Collected data entries:
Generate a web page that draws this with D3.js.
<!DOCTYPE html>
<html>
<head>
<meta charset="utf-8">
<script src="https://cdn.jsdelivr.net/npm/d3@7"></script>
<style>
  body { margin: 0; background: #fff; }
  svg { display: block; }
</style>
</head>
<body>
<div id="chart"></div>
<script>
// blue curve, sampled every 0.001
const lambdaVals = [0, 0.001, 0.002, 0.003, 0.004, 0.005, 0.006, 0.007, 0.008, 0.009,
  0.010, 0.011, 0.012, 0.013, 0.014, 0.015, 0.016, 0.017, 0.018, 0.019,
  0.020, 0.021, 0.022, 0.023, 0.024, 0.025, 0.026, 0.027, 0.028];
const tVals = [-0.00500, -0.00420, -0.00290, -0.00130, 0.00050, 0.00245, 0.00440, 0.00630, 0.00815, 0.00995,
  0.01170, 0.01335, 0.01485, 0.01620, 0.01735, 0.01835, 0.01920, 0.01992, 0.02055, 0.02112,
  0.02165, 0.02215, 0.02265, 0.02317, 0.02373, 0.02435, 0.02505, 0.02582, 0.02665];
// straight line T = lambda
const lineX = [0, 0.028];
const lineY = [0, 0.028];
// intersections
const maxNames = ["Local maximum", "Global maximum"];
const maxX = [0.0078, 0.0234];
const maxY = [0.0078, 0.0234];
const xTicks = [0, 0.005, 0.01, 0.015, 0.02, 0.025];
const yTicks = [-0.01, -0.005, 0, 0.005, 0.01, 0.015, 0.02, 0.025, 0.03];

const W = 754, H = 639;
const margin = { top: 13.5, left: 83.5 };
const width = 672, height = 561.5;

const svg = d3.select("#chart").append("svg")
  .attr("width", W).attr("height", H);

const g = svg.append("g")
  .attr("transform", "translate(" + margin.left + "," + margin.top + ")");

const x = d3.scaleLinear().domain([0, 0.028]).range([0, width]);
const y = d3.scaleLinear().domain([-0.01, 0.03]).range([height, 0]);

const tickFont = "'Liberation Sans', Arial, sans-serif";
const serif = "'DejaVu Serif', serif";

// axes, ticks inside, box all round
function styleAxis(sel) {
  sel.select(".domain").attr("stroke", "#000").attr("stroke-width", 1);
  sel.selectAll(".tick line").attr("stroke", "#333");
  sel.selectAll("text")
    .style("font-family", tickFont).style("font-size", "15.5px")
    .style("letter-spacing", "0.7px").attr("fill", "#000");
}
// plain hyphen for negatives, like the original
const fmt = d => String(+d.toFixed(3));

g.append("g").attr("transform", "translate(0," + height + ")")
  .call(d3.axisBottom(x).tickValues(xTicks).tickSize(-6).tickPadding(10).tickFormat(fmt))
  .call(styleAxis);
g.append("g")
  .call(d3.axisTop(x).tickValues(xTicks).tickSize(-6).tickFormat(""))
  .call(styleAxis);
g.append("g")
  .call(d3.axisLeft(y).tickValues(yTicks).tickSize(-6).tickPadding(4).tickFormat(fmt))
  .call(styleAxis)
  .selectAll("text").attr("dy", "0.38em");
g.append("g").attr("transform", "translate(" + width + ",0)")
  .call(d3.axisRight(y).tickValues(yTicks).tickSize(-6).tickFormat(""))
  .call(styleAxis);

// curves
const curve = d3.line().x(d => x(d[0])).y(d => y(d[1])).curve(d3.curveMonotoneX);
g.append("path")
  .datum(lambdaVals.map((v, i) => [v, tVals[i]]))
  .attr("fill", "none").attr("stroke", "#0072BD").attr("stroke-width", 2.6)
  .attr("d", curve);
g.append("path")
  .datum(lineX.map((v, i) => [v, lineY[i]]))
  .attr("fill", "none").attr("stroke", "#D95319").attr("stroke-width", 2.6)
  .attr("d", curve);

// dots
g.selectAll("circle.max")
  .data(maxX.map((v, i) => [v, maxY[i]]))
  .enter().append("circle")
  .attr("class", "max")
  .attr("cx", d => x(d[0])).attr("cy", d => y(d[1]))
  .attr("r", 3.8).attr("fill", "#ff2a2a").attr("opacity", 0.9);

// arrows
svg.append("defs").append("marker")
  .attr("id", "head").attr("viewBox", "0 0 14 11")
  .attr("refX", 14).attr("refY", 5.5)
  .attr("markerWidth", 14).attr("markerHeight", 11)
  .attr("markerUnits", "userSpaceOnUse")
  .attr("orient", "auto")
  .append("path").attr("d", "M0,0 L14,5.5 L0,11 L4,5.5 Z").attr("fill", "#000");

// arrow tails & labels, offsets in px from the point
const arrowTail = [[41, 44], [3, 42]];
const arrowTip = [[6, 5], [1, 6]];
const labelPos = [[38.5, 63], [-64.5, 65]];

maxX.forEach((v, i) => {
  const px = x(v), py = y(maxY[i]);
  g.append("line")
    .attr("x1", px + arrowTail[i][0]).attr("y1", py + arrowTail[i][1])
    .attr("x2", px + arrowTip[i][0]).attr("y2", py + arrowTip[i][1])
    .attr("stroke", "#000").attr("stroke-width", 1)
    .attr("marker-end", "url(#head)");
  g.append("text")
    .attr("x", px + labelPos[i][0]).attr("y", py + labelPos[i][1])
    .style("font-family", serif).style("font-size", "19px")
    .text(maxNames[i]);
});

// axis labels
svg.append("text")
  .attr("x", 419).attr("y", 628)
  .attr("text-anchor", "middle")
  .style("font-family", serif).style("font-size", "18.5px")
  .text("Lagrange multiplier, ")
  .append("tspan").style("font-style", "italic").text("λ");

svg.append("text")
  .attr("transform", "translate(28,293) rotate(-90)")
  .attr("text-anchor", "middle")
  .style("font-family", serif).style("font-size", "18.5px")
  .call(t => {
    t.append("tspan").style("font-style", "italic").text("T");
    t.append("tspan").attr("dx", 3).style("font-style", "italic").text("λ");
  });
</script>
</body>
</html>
* * *
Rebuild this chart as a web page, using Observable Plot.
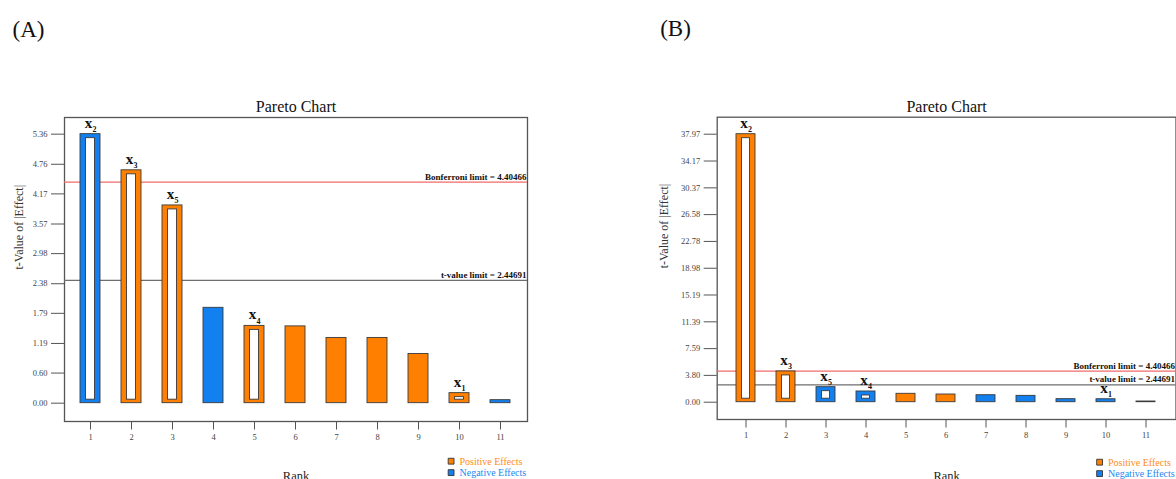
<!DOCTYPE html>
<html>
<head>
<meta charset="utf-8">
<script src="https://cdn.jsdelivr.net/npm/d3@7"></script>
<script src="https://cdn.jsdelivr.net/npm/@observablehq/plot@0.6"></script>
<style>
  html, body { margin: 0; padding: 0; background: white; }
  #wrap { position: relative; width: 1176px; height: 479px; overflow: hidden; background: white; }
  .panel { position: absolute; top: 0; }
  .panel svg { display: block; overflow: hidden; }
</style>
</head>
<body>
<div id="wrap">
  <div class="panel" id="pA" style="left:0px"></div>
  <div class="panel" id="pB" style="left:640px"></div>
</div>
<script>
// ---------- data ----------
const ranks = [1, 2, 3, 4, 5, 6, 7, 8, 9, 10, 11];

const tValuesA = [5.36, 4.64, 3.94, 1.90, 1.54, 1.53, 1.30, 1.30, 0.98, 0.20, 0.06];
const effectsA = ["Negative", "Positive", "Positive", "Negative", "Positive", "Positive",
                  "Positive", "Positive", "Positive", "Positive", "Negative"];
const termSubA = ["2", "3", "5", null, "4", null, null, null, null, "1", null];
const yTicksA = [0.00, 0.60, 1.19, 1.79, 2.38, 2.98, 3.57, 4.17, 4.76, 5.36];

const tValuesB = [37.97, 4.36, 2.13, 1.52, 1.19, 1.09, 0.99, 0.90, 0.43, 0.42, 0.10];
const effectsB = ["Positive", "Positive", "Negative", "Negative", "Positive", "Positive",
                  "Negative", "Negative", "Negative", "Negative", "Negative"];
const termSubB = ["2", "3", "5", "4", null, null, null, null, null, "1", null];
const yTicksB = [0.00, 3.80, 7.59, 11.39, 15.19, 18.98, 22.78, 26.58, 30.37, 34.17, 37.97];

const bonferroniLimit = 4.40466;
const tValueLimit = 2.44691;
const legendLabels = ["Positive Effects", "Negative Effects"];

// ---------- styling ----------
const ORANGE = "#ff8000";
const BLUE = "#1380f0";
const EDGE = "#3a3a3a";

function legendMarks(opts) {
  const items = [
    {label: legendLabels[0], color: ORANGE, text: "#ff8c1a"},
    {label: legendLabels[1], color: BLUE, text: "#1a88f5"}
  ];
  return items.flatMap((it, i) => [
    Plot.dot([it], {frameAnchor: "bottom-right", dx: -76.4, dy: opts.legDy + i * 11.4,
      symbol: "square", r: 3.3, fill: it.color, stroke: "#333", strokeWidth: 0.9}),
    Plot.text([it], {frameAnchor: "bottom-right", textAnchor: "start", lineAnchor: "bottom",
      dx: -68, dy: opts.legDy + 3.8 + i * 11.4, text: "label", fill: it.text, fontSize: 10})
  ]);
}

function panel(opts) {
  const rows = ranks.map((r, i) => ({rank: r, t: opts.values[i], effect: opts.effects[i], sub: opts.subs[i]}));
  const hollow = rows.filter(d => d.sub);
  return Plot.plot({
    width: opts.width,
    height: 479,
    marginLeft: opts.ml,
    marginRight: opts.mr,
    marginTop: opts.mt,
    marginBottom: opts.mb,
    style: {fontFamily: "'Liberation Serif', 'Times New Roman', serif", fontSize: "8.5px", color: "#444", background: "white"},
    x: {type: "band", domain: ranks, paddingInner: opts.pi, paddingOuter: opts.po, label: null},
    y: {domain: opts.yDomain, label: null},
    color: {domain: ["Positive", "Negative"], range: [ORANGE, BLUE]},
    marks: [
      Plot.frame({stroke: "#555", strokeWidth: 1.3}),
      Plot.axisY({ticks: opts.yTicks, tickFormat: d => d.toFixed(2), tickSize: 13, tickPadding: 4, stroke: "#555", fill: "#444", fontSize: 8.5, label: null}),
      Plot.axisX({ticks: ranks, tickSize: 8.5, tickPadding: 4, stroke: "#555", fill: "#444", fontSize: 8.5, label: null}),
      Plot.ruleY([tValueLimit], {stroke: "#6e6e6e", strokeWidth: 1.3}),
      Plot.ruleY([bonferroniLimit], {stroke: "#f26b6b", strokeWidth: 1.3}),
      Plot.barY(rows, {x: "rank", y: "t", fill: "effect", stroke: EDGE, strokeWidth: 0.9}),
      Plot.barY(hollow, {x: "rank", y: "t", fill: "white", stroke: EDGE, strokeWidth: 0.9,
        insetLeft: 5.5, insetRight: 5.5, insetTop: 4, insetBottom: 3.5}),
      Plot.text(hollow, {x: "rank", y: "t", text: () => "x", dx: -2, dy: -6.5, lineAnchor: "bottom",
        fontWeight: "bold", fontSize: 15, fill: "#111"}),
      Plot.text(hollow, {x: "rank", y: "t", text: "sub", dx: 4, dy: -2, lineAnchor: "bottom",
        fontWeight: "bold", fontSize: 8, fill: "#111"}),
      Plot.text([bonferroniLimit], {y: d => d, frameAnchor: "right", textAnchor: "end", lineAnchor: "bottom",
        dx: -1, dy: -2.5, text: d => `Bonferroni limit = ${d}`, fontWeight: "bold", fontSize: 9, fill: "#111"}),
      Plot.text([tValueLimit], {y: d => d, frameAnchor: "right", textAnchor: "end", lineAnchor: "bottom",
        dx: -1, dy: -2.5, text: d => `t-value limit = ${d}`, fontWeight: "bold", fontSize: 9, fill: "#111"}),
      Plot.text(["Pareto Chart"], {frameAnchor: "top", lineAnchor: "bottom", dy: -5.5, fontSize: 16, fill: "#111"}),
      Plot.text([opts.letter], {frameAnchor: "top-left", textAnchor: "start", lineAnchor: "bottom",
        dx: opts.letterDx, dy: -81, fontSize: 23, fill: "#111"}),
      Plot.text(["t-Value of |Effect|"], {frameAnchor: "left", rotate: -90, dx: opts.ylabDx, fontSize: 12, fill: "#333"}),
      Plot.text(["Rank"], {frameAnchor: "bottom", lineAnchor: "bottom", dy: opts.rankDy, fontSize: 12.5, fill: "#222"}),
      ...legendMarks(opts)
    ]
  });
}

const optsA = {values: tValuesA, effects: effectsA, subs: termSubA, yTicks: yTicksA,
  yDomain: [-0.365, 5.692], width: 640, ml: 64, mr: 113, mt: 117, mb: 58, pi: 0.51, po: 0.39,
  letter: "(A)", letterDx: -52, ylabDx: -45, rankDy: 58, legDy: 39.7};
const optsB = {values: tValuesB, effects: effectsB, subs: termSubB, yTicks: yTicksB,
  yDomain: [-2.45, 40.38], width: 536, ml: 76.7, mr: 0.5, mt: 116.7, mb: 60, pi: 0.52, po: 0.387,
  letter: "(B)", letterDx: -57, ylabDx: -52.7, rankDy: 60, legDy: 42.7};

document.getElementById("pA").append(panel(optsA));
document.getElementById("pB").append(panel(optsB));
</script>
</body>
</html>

GOAL:
Make an exact copy of the lines from the one holding "Rebuild this chart" through the one holding "9, 10, 11];", end lines included, without the pictures.

COMPLETE ANSWER:
Rebuild this chart as a web page, using Observable Plot.
<!DOCTYPE html>
<html>
<head>
<meta charset="utf-8">
<script src="https://cdn.jsdelivr.net/npm/d3@7"></script>
<script src="https://cdn.jsdelivr.net/npm/@observablehq/plot@0.6"></script>
<style>
  html, body { margin: 0; padding: 0; background: white; }
  #wrap { position: relative; width: 1176px; height: 479px; overflow: hidden; background: white; }
  .panel { position: absolute; top: 0; }
  .panel svg { display: block; overflow: hidden; }
</style>
</head>
<body>
<div id="wrap">
  <div class="panel" id="pA" style="left:0px"></div>
  <div class="panel" id="pB" style="left:640px"></div>
</div>
<script>
// ---------- data ----------
const ranks = [1, 2, 3, 4, 5, 6, 7, 8, 9, 10, 11];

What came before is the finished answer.